Time for a thought exercise.
You’ve got a database application that has bursty and unpredictable loads. Out of nowhere, you’ll suddenly get socked with a large amount of SELECT queries. Due to the way the app is written, you can’t cache the query results – the queries keep changing, and the business wants data from within the last couple of minutes.
In the past, you’d have used replication or AlwaysOn Availability Groups to build multiple read-only reporting servers, but that means big SQL Servers that sit around idle most of the time. You have to size them for the bursts in load. You could probably get by with a single 2-socket server most of the time, but when the loads come in, you need an 8-socket server to handle all these reads.
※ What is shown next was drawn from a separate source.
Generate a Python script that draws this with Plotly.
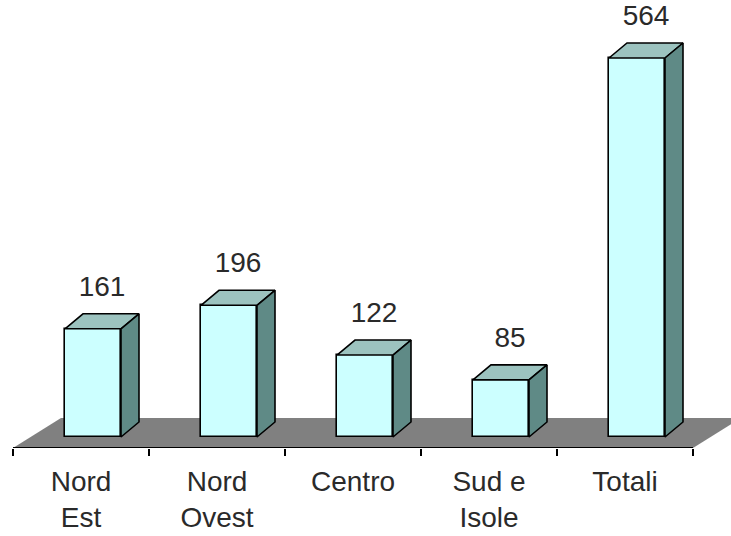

But what if you combined virtualization with SQL Server’s ability to add AG replicas on the fly? Think Amazon’s Auto Scaling, but on-premise. The script logic would go something like this:
- If your current readable replicas are experiencing bottlenecks that could be fixed by adding additional replicas,
- And the load lasts more than X minutes/hours (set by the business’s goals)
- Start up a new virtual machine (ideally a template with SQL Server already installed)
- Add it to the cluster
- Restore the most recent full and transaction log backups to it (very easy if you’re already backing up to a network share, and would require no additional load on the current replicas)
- Join it to the Availability Group
- Add it to the read-only routing list
And presto, you’ve got more power. You can also use the same type of logic to tear down replicas you don’t need.
If you wanted to get even fancier and more proactive, rather than adding an all-new server to the Availability Group, you could have the script shut down one of the existing replicas, add more vCPUs and/or memory, and start it back up again. That way you could add more power without having to deal with backups and restores, but on the downside, this means temporarily taking away power from the existing AG.
You can even do this without affecting end users. Take the replica out of the read-only routing list, wait for the last query to finish, and then start the maintenance work on that replica.
It would only make sense at companies where:
- The app’s config string used the ApplicationIntent=ReadOnly parameter for read-only queries, thereby letting us move those to read-only replicas
- The write loads can still be handled by a single server
- The script could finish in time to handle the added load (for example, this isn’t going to work with 5TB databases on slow storage)
- There’s an incentive to get rid of unneeded replicas (because some companies are just okay running lots of unneeded servers to handle peak loads)
- Licensing is done at the virtual host layer, not at the guest layer (which rules out Amazon EC2 and Azure VMs, neither of which would be cost-effective here)
If I was going to write something like this, I’d do it in PowerShell because I’d want one language that interfaces well with my monitoring software, VMware/Hyper-V, Windows clustering, and SQL Server. Alas, I’m not doing it anytime soon – I’ve gone through this thought exercise with a couple of clients, and in both cases, the answer has been, “Screw it, we’ll do it manually instead.” It sure is a fun thought exercise, though.
It does sound like a lot of work, but the slick part is that once the scripts are built and tested, you can leverage it to auto-scale read load for any of your AG-protected databases.
And, uh, open source it, will you? Kthxbai.